Solving time needed to travel a given distance, given simulated (not real physics) properties of acceleration of object

Question

For a small personal project I'm looking at travel time of objects in a video game called EVE-Online.

I need to calculate time it will take object to travel from stand-still, constantly accelerating, until it reaches $x$ meters.

In this game objects velocity while accelerating in straight line is defined with equation:

$$v(t)= s(1-e^{-\frac{t}{a}})$$

Where $a$ and $s$ are object specific and unchanging for duration of acceleration.

The function is constructed in a way that $v(t)$ will approach $s$ (maximum speed of object), but never reaching it.

What I did to solve I would call a brute force approach: I calculated $v(t)$ for each second of simulation and summed it up until reaching $x$ (not exactly, as You will overshoot but my system will work fine with precision around one second).

Because I have to calculate this value for many thousand of objects it is impractical to perform this simulation for each and every single one due to computing time needed (I want my system to be relatively fast) and I'm looking for directly solving for $t$ needed to sum of $v(t)$ equaling to $x$.

Is there a way to solve this other than just sum up $v(t)$ at each second or fraction of a second until reaching designated goal?

Answer 1

You can work out a formula for distance travelled using an integral :

$$x(t) = \int_0^t{v(t) dt}$$

When you work out that equation you can solve it for $t$ in terms of $x$.

What you get is :

$$x(t) = s t + sa ( e^{-t/a} - e^0 )$$

Which is :

$$x(t) = st - sa( 1 - e^{-t/a} )$$

Now we cannot provide a convenient formula for $t(x)$, the time to travel a given distance.
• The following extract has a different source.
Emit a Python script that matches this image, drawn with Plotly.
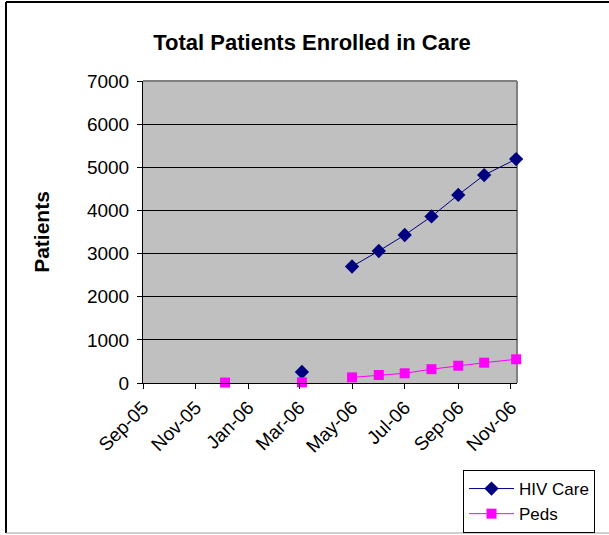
import plotly.graph_objects as go

# data (blank rows break the lines)
dates = ["2005-12-05", "2006-01-15", "2006-03-04", "2006-04-01", "2006-05-01",
         "2006-06-01", "2006-07-01", "2006-08-01", "2006-09-01", "2006-10-01",
         "2006-11-07"]
hiv_care = [None, None, 255, None, 2700, 3060, 3430, 3860, 4360, 4820, 5190]
peds = [10, None, 15, None, 130, 185, 225, 320, 400, 470, 550]

tick_dates = ["2005-09-01", "2005-11-01", "2006-01-01", "2006-03-01", "2006-05-01",
              "2006-07-01", "2006-09-01", "2006-11-01"]
y_ticks = [0, 1000, 2000, 3000, 4000, 5000, 6000, 7000]

W, H = 609, 535
L, R, T, B = 143, 517, 81, 383
FONT = "Liberation Sans, Arial, sans-serif"


def px(x):
    return (x - L) / (R - L)


def py(y):
    return (B - y) / (B - T)


fig = go.Figure()
fig.add_trace(go.Scatter(
    x=dates, y=hiv_care, name="HIV Care", mode="lines+markers",
    line=dict(color="#000080", width=1),
    marker=dict(symbol="diamond", size=11, color="#000080"),
    connectgaps=False, cliponaxis=False,
))
fig.add_trace(go.Scatter(
    x=dates, y=peds, name="Peds", mode="lines+markers",
    line=dict(color="#FF00FF", width=1),
    marker=dict(symbol="square", size=10, color="#FF00FF"),
    connectgaps=False, cliponaxis=False,
))

shapes = [
    # chart border
    dict(type="line", xref="paper", yref="paper", x0=px(6), x1=px(612), y0=py(2), y1=py(2),
         line=dict(color="black", width=2), layer="below"),
    dict(type="line", xref="paper", yref="paper", x0=px(6), x1=px(6), y0=py(2), y1=py(533),
         line=dict(color="black", width=2), layer="below"),
    dict(type="line", xref="paper", yref="paper", x0=px(6), x1=px(612), y0=py(533), y1=py(533),
         line=dict(color="#A0A0A0", width=1), layer="below"),
    # plot area frame
    dict(type="line", xref="paper", yref="paper", x0=0, x1=1, y0=1, y1=1,
         line=dict(color="#808080", width=2), layer="below"),
    dict(type="line", xref="paper", yref="paper", x0=1, x1=1, y0=0, y1=1,
         line=dict(color="#808080", width=2), layer="below"),
]

fig.update_layout(
    width=W, height=H,
    margin=dict(l=L, r=W - R, t=T, b=H - B, autoexpand=False),
    paper_bgcolor="white",
    plot_bgcolor="#C0C0C0",
    font=dict(family=FONT, size=19, color="black"),
    title=dict(text="<b>Total Patients Enrolled in Care</b>", x=312 / W, xanchor="center",
               y=1 - 42 / H, yanchor="middle", font=dict(size=22)),
    xaxis=dict(
        type="date", range=["2005-09-01", "2006-11-08"],
        tickvals=tick_dates, tickformat="%b-%y", tickangle=-45,
        showgrid=False, zeroline=False, automargin=False,
        showline=True, linecolor="black", linewidth=1,
        ticks="outside", ticklen=5, tickcolor="black",
    ),
    yaxis=dict(
        range=[0, 7000], tickvals=y_ticks, automargin=False,
        showgrid=True, gridcolor="black", gridwidth=1, zeroline=False,
        showline=True, linecolor="black", linewidth=1,
        ticks="outside", ticklen=5, tickcolor="black", ticklabelstandoff=4,
        title=dict(text="<b>Patients</b>", font=dict(size=21), standoff=31),
    ),
    legend=dict(
        x=px(463), y=py(470), xanchor="left", yanchor="top",
        bordercolor="black", borderwidth=1, bgcolor="white",
        font=dict(size=17), tracegroupgap=0, itemwidth=45,
    ),
    shapes=shapes,
)

# drop the page's default body margin so the chart sits at the window corner
fig.write_html("out.html", config={"displayModeBar": False},
               post_script="document.body.style.margin = '0';")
A basic numerical approach would be to use Newton's Method. Note that for that method you will need the derivative of $x(t)$ and this is simply the velocity $v(t)$

In your case you keep calculating new values of $t_n$ using :

$$t_{n+1} = t_n - \frac{x(t_n)-X_0}{v(t_n)}$$

Where $X_0$ is your target distance.

When $(t_n-t_{n-1})$ is small enough for your needs ( which should should not take many calculations ) you have your approximate answer. You can start with any value, but try $t_0 = 0$ for simplicity.

( Thanks to Claude Leibovici for spotting a silly sign error in my original post. ).

Answer 2

This is not an answer but it is too long for a comment.

As StephenG answered (I fixed a minor sign error in the solution), the equation $$X_0 = s\,t - s\,a\,\big( 1 - e^{-\frac t a} \big)$$ would require some numerical method (Newton being probably the simplest).

However, this equation has an explicit solution in terms of Lambert function $$t=\frac{X_0}{s}+a \,\Big(W\left(z\right)+1\Big)\qquad z=\exp\Big(-\big(1+\frac{X_0}{a \,s}\big)\Big)$$ The Wikipedia page gives approximation formulas for small values of the argument $z$ (you should use it).

In fact, for your curiosity, any equation which can write $A+Bx+C\log(D+Ex)=0$ shows explicit solution(s) in terms of Lambert function.